I would have enjoyed “Bullet Train” a whole lot more if it weren’t so outrageously violent.
It’s like someone took a decent script and handed it to Tarantino—except that director David Leitch seems to want to out-Quentin Quentin.
Which is too bad, because the plotting is unusually strong for what seemed like a standard actioner involving speed, guns, thugs, bombs, betrayal and the usual brazen flouting of the laws of physics.
Brad Pitt stars as “Ladybug,” operative for an unspecified organization that assigns him to grab a briefcase off the titular Tokyo train. On that disarmingly simple framework, writer Zak Olkewicz—working from a Japanese novel by Kotaro Isaka— hangs a plot of labyrinthine complexity, with a dizzying array of suspicious fellow passengers, most with eccentric names.

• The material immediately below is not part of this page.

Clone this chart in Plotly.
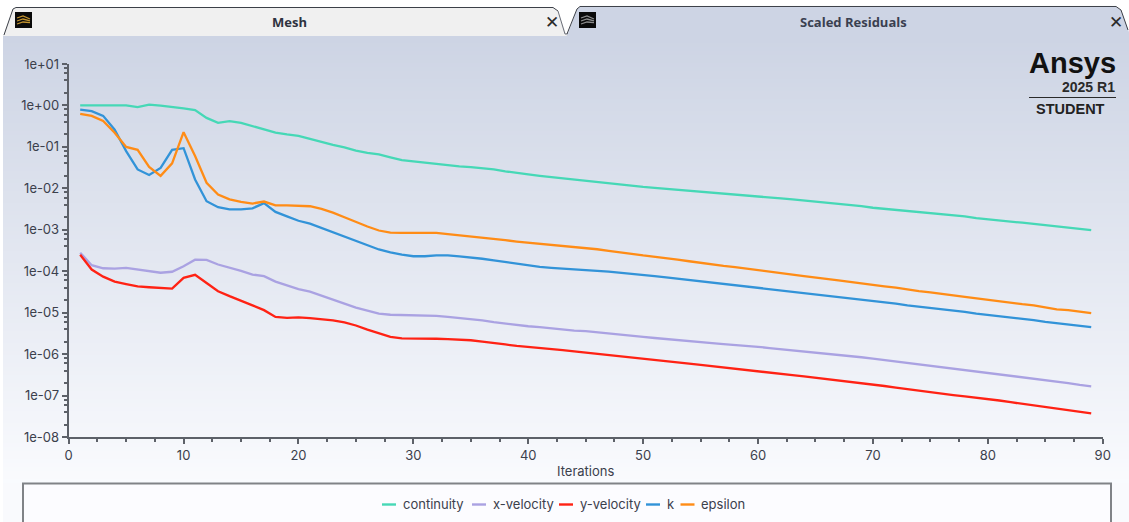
import plotly.graph_objects as go

W, H = 1129, 522

iterations = list(range(1, 90))
continuity = [1.0, 1.0, 1.0, 1.0, 1.0, 0.91, 1.05, 0.99, 0.93, 0.85, 0.77, 0.50, 0.38, 0.42, 0.38, 0.32, 0.26, 0.22, 0.20, 0.185,
    0.157, 0.13, 0.112, 0.097, 0.081, 0.072, 0.066, 0.056, 0.048, 0.0445, 0.0415, 0.0384, 0.0355, 0.034, 0.0324, 0.0305, 0.0286, 0.0257, 0.0232, 0.0216,
    0.02, 0.0186, 0.0173, 0.0161, 0.0149, 0.0141, 0.0132, 0.0124, 0.0115, 0.0108, 0.0103, 0.0098, 0.0093, 0.0088, 0.0083, 0.0079, 0.0075, 0.0071, 0.0067, 0.0064,
    0.0060, 0.0057, 0.0054, 0.0051, 0.0048, 0.0045, 0.0042, 0.0039, 0.0037, 0.0034, 0.0032, 0.0030, 0.0028, 0.0027, 0.0025, 0.0024, 0.0022, 0.0021, 0.0019, 0.0018,
    0.0017, 0.0016, 0.00148, 0.00138, 0.00130, 0.00120, 0.00112, 0.00105, 0.00098]
x_velocity = [2.8e-4, 1.4e-4, 1.18e-4, 1.15e-4, 1.2e-4, 1.1e-4, 1.0e-4, 9.2e-5, 9.7e-5, 1.32e-4, 1.9e-4, 1.87e-4, 1.45e-4, 1.23e-4, 1.02e-4, 8.3e-5, 7.6e-5, 5.6e-5, 4.5e-5, 3.7e-5,
    3.2e-5, 2.6e-5, 2.1e-5, 1.66e-5, 1.33e-5, 1.11e-5, 9.5e-6, 8.9e-6, 8.8e-6, 8.8e-6, 8.8e-6, 8.4e-6, 7.9e-6, 7.5e-6, 7.0e-6, 6.5e-6, 5.9e-6, 5.4e-6, 5.0e-6, 4.7e-6,
    4.5e-6, 4.2e-6, 3.9e-6, 3.7e-6, 3.6e-6, 3.4e-6, 3.2e-6, 3.0e-6, 2.8e-6, 2.6e-6, 2.45e-6, 2.3e-6, 2.2e-6, 2.05e-6, 1.95e-6, 1.85e-6, 1.75e-6, 1.68e-6, 1.6e-6, 1.5e-6,
    1.4e-6, 1.32e-6, 1.24e-6, 1.16e-6, 1.08e-6, 1.02e-6, 9.5e-7, 8.9e-7, 8.4e-7, 7.8e-7, 7.2e-7, 6.6e-7, 6.1e-7, 5.7e-7, 5.3e-7, 4.9e-7, 4.5e-7, 4.2e-7, 3.9e-7, 3.6e-7,
    3.3e-7, 3.0e-7, 2.8e-7, 2.6e-7, 2.35e-7, 2.15e-7, 2.0e-7, 1.8e-7, 1.66e-7]
y_velocity = [2.5e-4, 1.1e-4, 7.4e-5, 5.6e-5, 4.9e-5, 4.3e-5, 4.1e-5, 3.9e-5, 3.8e-5, 6.9e-5, 8.2e-5, 5.2e-5, 3.3e-5, 2.5e-5, 1.9e-5, 1.5e-5, 1.15e-5, 7.9e-6, 7.5e-6, 7.7e-6,
    7.4e-6, 7.0e-6, 6.5e-6, 5.8e-6, 4.9e-6, 3.9e-6, 3.2e-6, 2.6e-6, 2.4e-6, 2.4e-6, 2.4e-6, 2.35e-6, 2.3e-6, 2.25e-6, 2.16e-6, 2.0e-6, 1.88e-6, 1.71e-6, 1.58e-6, 1.5e-6,
    1.39e-6, 1.32e-6, 1.25e-6, 1.16e-6, 1.08e-6, 1.03e-6, 9.6e-7, 9.0e-7, 8.4e-7, 7.8e-7, 7.3e-7, 6.8e-7, 6.3e-7, 5.9e-7, 5.5e-7, 5.1e-7, 4.7e-7, 4.4e-7, 4.1e-7, 3.8e-7,
    3.6e-7, 3.3e-7, 3.1e-7, 2.9e-7, 2.7e-7, 2.5e-7, 2.3e-7, 2.15e-7, 2.0e-7, 1.85e-7, 1.7e-7, 1.55e-7, 1.42e-7, 1.3e-7, 1.2e-7, 1.12e-7, 1.03e-7, 9.6e-8, 9.0e-8, 8.3e-8,
    7.6e-8, 6.9e-8, 6.3e-8, 5.8e-8, 5.3e-8, 4.8e-8, 4.4e-8, 4.0e-8, 3.7e-8]
k = [0.79, 0.73, 0.56, 0.26, 0.079, 0.0286, 0.021, 0.031, 0.085, 0.093, 0.0164, 0.0049, 0.0035, 0.0031, 0.0031, 0.0033, 0.0044, 0.0027, 0.0021, 0.00165,
    0.0014, 0.0011, 0.00085, 0.00068, 0.00054, 0.00042, 0.000335, 0.000284, 0.00025, 0.00023, 0.00023, 0.00024, 0.00024, 0.000227, 0.000215, 0.0002, 0.000182, 0.000166, 0.000151, 0.000138,
    0.000128, 0.000121, 0.000115, 0.00011, 0.000106, 1.02e-4, 9.8e-5, 9.1e-5, 8.7e-5, 8.1e-5, 7.6e-5, 7.1e-5, 6.6e-5, 6.2e-5, 5.8e-5, 5.4e-5, 5.0e-5, 4.7e-5, 4.4e-5, 4.1e-5,
    3.8e-5, 3.5e-5, 3.2e-5, 3.0e-5, 2.8e-5, 2.6e-5, 2.4e-5, 2.2e-5, 2.1e-5, 1.9e-5, 1.8e-5, 1.66e-5, 1.5e-5, 1.4e-5, 1.3e-5, 1.2e-5, 1.12e-5, 1.05e-5, 9.5e-6, 8.9e-6,
    8.3e-6, 7.6e-6, 7.1e-6, 6.6e-6, 6.0e-6, 5.6e-6, 5.2e-6, 4.8e-6, 4.5e-6]
epsilon = [0.63, 0.56, 0.42, 0.22, 0.10, 0.085, 0.033, 0.020, 0.040, 0.227, 0.060, 0.0136, 0.0071, 0.0054, 0.0047, 0.0043, 0.0048, 0.0039, 0.0039, 0.0038,
    0.0037, 0.0032, 0.0026, 0.0020, 0.00153, 0.0012, 0.00096, 0.00085, 0.00084, 0.00085, 0.00085, 0.00084, 0.00079, 0.00074, 0.0007, 0.00065, 0.00062, 0.00056, 0.00052, 0.00049,
    0.00046, 0.00043, 0.0004, 0.00038, 0.00036, 3.39e-4, 3.09e-4, 2.88e-4, 2.63e-4, 2.40e-4, 2.24e-4, 2.04e-4, 1.91e-4, 1.74e-4, 1.58e-4, 1.48e-4, 1.35e-4, 1.26e-4, 1.15e-4, 1.07e-4,
    9.8e-5, 8.9e-5, 8.3e-5, 7.6e-5, 7.1e-5, 6.5e-5, 6.0e-5, 5.5e-5, 5.0e-5, 4.7e-5, 4.3e-5, 4.0e-5, 3.6e-5, 3.3e-5, 3.1e-5, 2.8e-5, 2.6e-5, 2.4e-5, 2.2e-5, 2.0e-5,
    1.9e-5, 1.7e-5, 1.6e-5, 1.5e-5, 1.35e-5, 1.2e-5, 1.15e-5, 1.05e-5, 9.8e-6]

series_names = ["continuity", "x-velocity", "y-velocity", "k", "epsilon"]
series_colors = ["#46d8b6", "#aaa2e2", "#ff2214", "#3293d8", "#ff8c16"]
series_values = [continuity, x_velocity, y_velocity, k, epsilon]

y_tick_values = [1e1, 1e0, 1e-1, 1e-2, 1e-3, 1e-4, 1e-5, 1e-6, 1e-7, 1e-8]
y_tick_labels = ["1e+01", "1e+00", "1e-01", "1e-02", "1e-03", "1e-04", "1e-05", "1e-06", "1e-07", "1e-08"]
y_minor_values = [m * d for d in y_tick_values[1:] for m in (2, 4, 6, 8)]

legend_swatch_left = [382, 472, 559, 646, 680.5]

TEXT = "#3b404c"
FONT = "Inter, Noto Sans, sans-serif"


def px(x):
    return x / W


def py(y):
    return 1 - y / H


def path(points, close=True):
    s = "M " + " L ".join(f"{px(x):.5f},{py(y):.5f}" for x, y in points)
    return s + (" Z" if close else "")


shapes = []


def add_shape(points, fill=None, line=None, lw=1.0, close=True):
    shapes.append(dict(type="path", xref="paper", yref="paper", path=path(points, close),
                       fillcolor=fill if fill else "rgba(0,0,0,0)",
                       line=dict(color=line if line else "rgba(0,0,0,0)", width=lw),
                       layer="below"))


# panel gradient, top to bottom
top, bottom = (205, 212, 228), (250, 251, 254)
y0, y1, step = 35, 484, 4
for yy in range(y0, y1, step):
    t = (yy - y0) / (y1 - y0)
    c = tuple(round(a + (b - a) * t) for a, b in zip(top, bottom))
    add_shape([(3, yy), (W, yy), (W, yy + step + 1), (3, yy + step + 1)], fill=f"rgb{c}")
add_shape([(3, 483), (W, 483), (W, H), (3, H)], fill="rgb(249,250,253)")

# tabs
add_shape([(3, 36), (13, 9), (16, 8), (553, 8), (558, 12), (567, 36)], fill="#f0f0f0")
add_shape([(4, 35), (13, 9), (16, 7.5), (553, 7.5), (558, 11)], line="#3c4048", close=False)
add_shape([(558, 11), (565, 34), (569, 34)], line="#6a6e78", close=False)
add_shape([(567, 36), (577, 9), (580, 7), (1116, 7), (1121, 10), (1129, 32), (1129, 40), (567, 40)], fill="#cdd4e4")
add_shape([(567, 34), (577, 9), (580, 6.5), (1116, 6.5), (1121, 10), (1128, 30)], line="#3c4048", close=False)

# tab icons: black square with stacked swoosh
for left, swoosh in ((15, "#c4942e"), (579, "#8e8e8e")):
    add_shape([(left, 12), (left + 17, 12), (left + 17, 28), (left, 28)], fill="#0a0a0a")
    for dy in (0, 3, 6):
        add_shape([(left + 2, 18 + dy), (left + 8, 16 + dy), (left + 15, 19 + dy * 0.6)],
                  line=swoosh, lw=1.3, close=False)

# legend frame
add_shape([(23, H + 4), (23, 483.5), (1111, 483.5), (1111, H + 4)], fill="#fcfcff", line="#808387", lw=2)

# legend swatches
for left, color in zip(legend_swatch_left, series_colors):
    add_shape([(left, 504.5), (left + 14, 504.5)], line=color, lw=2.4, close=False)

# logo rule
add_shape([(1029, 97.5), (1116, 97.5)], line="#2a2a2a", lw=1.2, close=False)


def label(text, x, y, size, weight="normal", color=TEXT, anchor="center", family=FONT):
    return dict(text=f"<b>{text}</b>" if weight == "bold" else text, x=px(x), y=py(y), xref="paper", yref="paper",
                showarrow=False, xanchor=anchor, yanchor="middle",
                font=dict(size=size, color=color, family=family))


annotations = [
    label("Mesh", 289, 21.5, 13, "bold", "#2e3340", family="Open Sans"),
    label("Scaled Residuals", 853, 21.5, 13, "bold", "#3a4050", family="Open Sans"),
    label("✕", 552, 21.5, 17, "bold", "#2a2a2a", family="DejaVu Sans"),
    label("✕", 1116, 21.5, 17, "bold", "#2a2a2a", family="DejaVu Sans"),
    label("Ansys", 1118, 63, 29, "bold", "#111111", anchor="right", family="Liberation Sans"),
    label("2025 R1", 1117, 87, 14, "bold", "#2a2a2a", anchor="right", family="Liberation Sans"),
    label("STUDENT", 1107, 109, 14.5, "bold", "#222222", anchor="right", family="Liberation Sans"),
]
for left, name in zip(legend_swatch_left, series_names):
    annotations.append(label(name, left + 19, 504, 13, anchor="left"))

fig = go.Figure()
for name, color, values in zip(series_names, series_colors, series_values):
    fig.add_trace(go.Scatter(x=iterations, y=values, name=name, mode="lines", showlegend=False,
                             line=dict(color=color, width=2.3)))

axis_color = "#5d6169"
fig.update_layout(
    width=W, height=H, margin=dict(l=0, r=0, t=0, b=0, autoexpand=False), autosize=False,
    paper_bgcolor="white", plot_bgcolor="rgba(0,0,0,0)",
    font=dict(family=FONT, size=13, color=TEXT),
    shapes=shapes, annotations=annotations, showlegend=False,
    xaxis=dict(domain=[px(68.7), px(1102.7)], range=[0, 90], dtick=10, tick0=0, showgrid=False, zeroline=False,
               showline=True, linecolor=axis_color, linewidth=2, ticks="outside", ticklen=5, tickwidth=1.5,
               tickcolor=axis_color, tickfont=dict(size=13, color=TEXT),
               minor=dict(dtick=2.5, ticks="outside", ticklen=3, tickwidth=1.5, tickcolor=axis_color, showgrid=False),
               title=dict(text="Iterations", font=dict(size=13, color=TEXT), standoff=5)),
    yaxis=dict(domain=[py(437), py(64)], type="log", range=[-8, 1], tickmode="array",
               tickvals=y_tick_values, ticktext=y_tick_labels, showgrid=False, zeroline=False,
               showline=True, linecolor=axis_color, linewidth=2, ticks="outside", ticklen=5, tickwidth=1.5,
               tickcolor=axis_color, tickfont=dict(size=13, color=TEXT),
               minor=dict(tickmode="array", tickvals=y_minor_values, ticks="outside", ticklen=3, tickwidth=1.5,
                          tickcolor=axis_color, showgrid=False)),
    hovermode=False,
)

fig.write_html("out.html", config=dict(displayModeBar=False),
               post_script="document.body.style.margin='0';document.body.style.background='white';")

There’s the alleged twin-brother assassins Tangerine and Lemon—one of whom is black and the other white; there’s also a haggard young father seeking the fiend who pushed his son off a roof; and then we meet a snooty schoolgirl named Prince and a Latino maniac likewise bent on revenge. Naturally, much of this involves flashbacks, and Olkewicz’s use of lettered graphics to introduce the characters (i.e., “the Elder,” “the Father”) frankly doesn’t help.
But stick with it. Olkewicz does eventually bring it all together, with several solid surprises, including one in the closing credits. “Bullet Train” is what I call a jigsaw-puzzle movie, where nothing makes much sense till the end; and this nifty conclusion is so satisfying that one wishes the rest of the movie worked better.
The trailers style it as a comedy, but many of the laughs are strained, as though something that is simply weird (like the twins, or the names) is automatically hilarious. Worse yet, because it’s billed as an action-comedy, I never expected it to be so appallingly violent; in scene after scene, the outlandish blood, gore and guts have no other value but shock and awe. Trying to foment laughter in the midst of this is not merely a losing battle; it’s downright irresponsible.
The only mitigating factor is that Ladybug, a long-term assassin who’s trying to reform, refuses to bring a gun; this then results in a mind-boggling arsenal of makeshift weapons: chopsticks, toilet paper, a refreshment cart, a walking stick, a water bottle, a sushi tray, a fire extinguisher, snake venom and a fluffy stuffed animal.
I assume the film’s comedic genre is supposed to excuse the wildly impossible stunts and escapades, which include smashing open a train windshield with fist and forehead (yeah, right) and the climactic crash at a speed that would have left everyone in pieces—rather than climbing from the wreckage to sort out what remains of the plot.
Solid cast includes Brian Tyree Henry as Lemon; Joey King as the Prince; Michael Shannon as “the White Death”; Sandra Bullock as Ladybug’s handler; and Hiroyuki Sanada as the Elder. There’s also an effective cameo from Channing Tatum, and a briefer one with Ryan Reynolds.
Interestingly, Bullock, Pitt and Tatum all co-starred in this year’s earlier action-comedy “The Lost City,” which is both exciting and laugh-out-loud funny.
As for “Bullet Train”—well, that’s more Iike “barf out loud.”